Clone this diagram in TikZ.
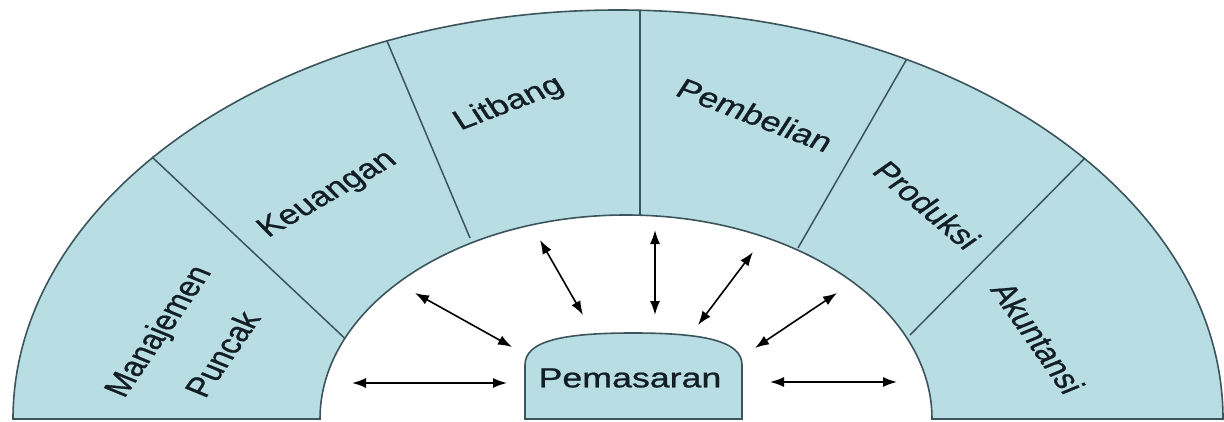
\documentclass[tikz,border=0pt]{standalone}
\usepackage{fontspec}
\setmainfont{Liberation Sans}
\newfontfamily\lblfont[FakeBold=0.8]{Liberation Sans}
\usetikzlibrary{arrows.meta}
\definecolor{ringfill}{RGB}{184,222,228}
\definecolor{ringline}{RGB}{60,85,92}
\definecolor{txt}{RGB}{18,30,36}
\begin{document}
\begin{tikzpicture}[x=1pt,y=1pt,
  ring/.style={fill=ringfill, draw=ringline, line width=1.6pt},
  divider/.style={draw=ringline, line width=1.5pt},
  lbl/.style={text=txt, inner sep=0pt, font=\lblfont\fontsize{27.5}{33}\selectfont, transform shape},
  link/.style={draw=black, line width=1.6pt, {Latex[length=14pt,width=10pt]}-{Latex[length=14pt,width=10pt]}}]
\useasboundingbox (0,0) rectangle (1224,421);
% ring
\path[ring] (13,2) arc[start angle=180,end angle=0,x radius=605,y radius=409]
  -- (932,2) arc[start angle=0,end angle=180,x radius=306,y radius=204] -- cycle;
% dividers
\coordinate (d1o) at (152,264); \coordinate (d1i) at (345,82.5);
\coordinate (d2o) at (387,380); \coordinate (d2i) at (470,183);
\coordinate (d3o) at (640,411); \coordinate (d3i) at (640,206);
\coordinate (d4o) at (906.5,361.5); \coordinate (d4i) at (798,173);
\coordinate (d5o) at (1085,263); \coordinate (d5i) at (910,86);
\draw[divider] (d1o) -- (d1i);
\draw[divider] (d2o) -- (d2i);
\draw[divider] (d3o) -- (d3i);
\draw[divider] (d4o) -- (d4i);
\draw[divider] (d5o) -- (d5i);
% central box
\path[ring] (525,2) -- (525,56) .. controls (525,80) and (562,88) .. (633,88)
  .. controls (704,88) and (742,80) .. (742,56) -- (742,2) -- cycle;
% arrows
\coordinate (h1a) at (352,38); \coordinate (h1b) at (507,38);
\coordinate (a1a) at (415,128); \coordinate (a1b) at (512,74);
\coordinate (a2a) at (540,181); \coordinate (a2b) at (583,106);
\coordinate (a3a) at (655,191); \coordinate (a3b) at (655,106);
\coordinate (a4a) at (753,169); \coordinate (a4b) at (698,96);
\coordinate (a5a) at (837,128); \coordinate (a5b) at (755,73);
\coordinate (h2a) at (770,39); \coordinate (h2b) at (897,39);
\draw[link] (h1a) -- (h1b);
\draw[link] (a1a) -- (a1b);
\draw[link] (a2a) -- (a2b);
\draw[link] (a3a) -- (a3b);
\draw[link] (a4a) -- (a4b);
\draw[link] (a5a) -- (a5b);
\draw[link] (h2a) -- (h2b);
% labels
\begin{scope}[xscale=1.3]
\node[lbl, rotate=62] (man) at (123.1,89) {Manajemen};
\node[lbl, rotate=62] (pun) at (170.8,67) {Puncak};
\node[lbl, rotate=37] (keu) at (252.3,226) {Keuangan};
\node[lbl, rotate=26.5] (lit) at (391.5,317) {Litbang};
\node[lbl, rotate=-26.5] (pemb) at (580.8,306) {Pembelian};
\node[lbl, rotate=-47.5] (pro) at (713.1,216) {Produksi};
\node[lbl, rotate=-61.7] (aku) at (798.5,83) {Akuntansi};
\node[lbl] (pem) at (484.6,43) {Pemasaran};
\end{scope}
\end{tikzpicture}
\end{document}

● Directions
Except for the pictures, copy the material above exactly.

● Full solution
Clone this diagram in TikZ.
\documentclass[tikz,border=0pt]{standalone}
\usepackage{fontspec}
\setmainfont{Liberation Sans}
\newfontfamily\lblfont[FakeBold=0.8]{Liberation Sans}
\usetikzlibrary{arrows.meta}
\definecolor{ringfill}{RGB}{184,222,228}
\definecolor{ringline}{RGB}{60,85,92}
\definecolor{txt}{RGB}{18,30,36}
\begin{document}
\begin{tikzpicture}[x=1pt,y=1pt,
  ring/.style={fill=ringfill, draw=ringline, line width=1.6pt},
  divider/.style={draw=ringline, line width=1.5pt},
  lbl/.style={text=txt, inner sep=0pt, font=\lblfont\fontsize{27.5}{33}\selectfont, transform shape},
  link/.style={draw=black, line width=1.6pt, {Latex[length=14pt,width=10pt]}-{Latex[length=14pt,width=10pt]}}]
\useasboundingbox (0,0) rectangle (1224,421);
% ring
\path[ring] (13,2) arc[start angle=180,end angle=0,x radius=605,y radius=409]
  -- (932,2) arc[start angle=0,end angle=180,x radius=306,y radius=204] -- cycle;
% dividers
\coordinate (d1o) at (152,264); \coordinate (d1i) at (345,82.5);
\coordinate (d2o) at (387,380); \coordinate (d2i) at (470,183);
\coordinate (d3o) at (640,411); \coordinate (d3i) at (640,206);
\coordinate (d4o) at (906.5,361.5); \coordinate (d4i) at (798,173);
\coordinate (d5o) at (1085,263); \coordinate (d5i) at (910,86);
\draw[divider] (d1o) -- (d1i);
\draw[divider] (d2o) -- (d2i);
\draw[divider] (d3o) -- (d3i);
\draw[divider] (d4o) -- (d4i);
\draw[divider] (d5o) -- (d5i);
% central box
\path[ring] (525,2) -- (525,56) .. controls (525,80) and (562,88) .. (633,88)
  .. controls (704,88) and (742,80) .. (742,56) -- (742,2) -- cycle;
% arrows
\coordinate (h1a) at (352,38); \coordinate (h1b) at (507,38);
\coordinate (a1a) at (415,128); \coordinate (a1b) at (512,74);
\coordinate (a2a) at (540,181); \coordinate (a2b) at (583,106);
\coordinate (a3a) at (655,191); \coordinate (a3b) at (655,106);
\coordinate (a4a) at (753,169); \coordinate (a4b) at (698,96);
\coordinate (a5a) at (837,128); \coordinate (a5b) at (755,73);
\coordinate (h2a) at (770,39); \coordinate (h2b) at (897,39);
\draw[link] (h1a) -- (h1b);
\draw[link] (a1a) -- (a1b);
\draw[link] (a2a) -- (a2b);
\draw[link] (a3a) -- (a3b);
\draw[link] (a4a) -- (a4b);
\draw[link] (a5a) -- (a5b);
\draw[link] (h2a) -- (h2b);
% labels
\begin{scope}[xscale=1.3]
\node[lbl, rotate=62] (man) at (123.1,89) {Manajemen};
\node[lbl, rotate=62] (pun) at (170.8,67) {Puncak};
\node[lbl, rotate=37] (keu) at (252.3,226) {Keuangan};
\node[lbl, rotate=26.5] (lit) at (391.5,317) {Litbang};
\node[lbl, rotate=-26.5] (pemb) at (580.8,306) {Pembelian};
\node[lbl, rotate=-47.5] (pro) at (713.1,216) {Produksi};
\node[lbl, rotate=-61.7] (aku) at (798.5,83) {Akuntansi};
\node[lbl] (pem) at (484.6,43) {Pemasaran};
\end{scope}
\end{tikzpicture}
\end{document}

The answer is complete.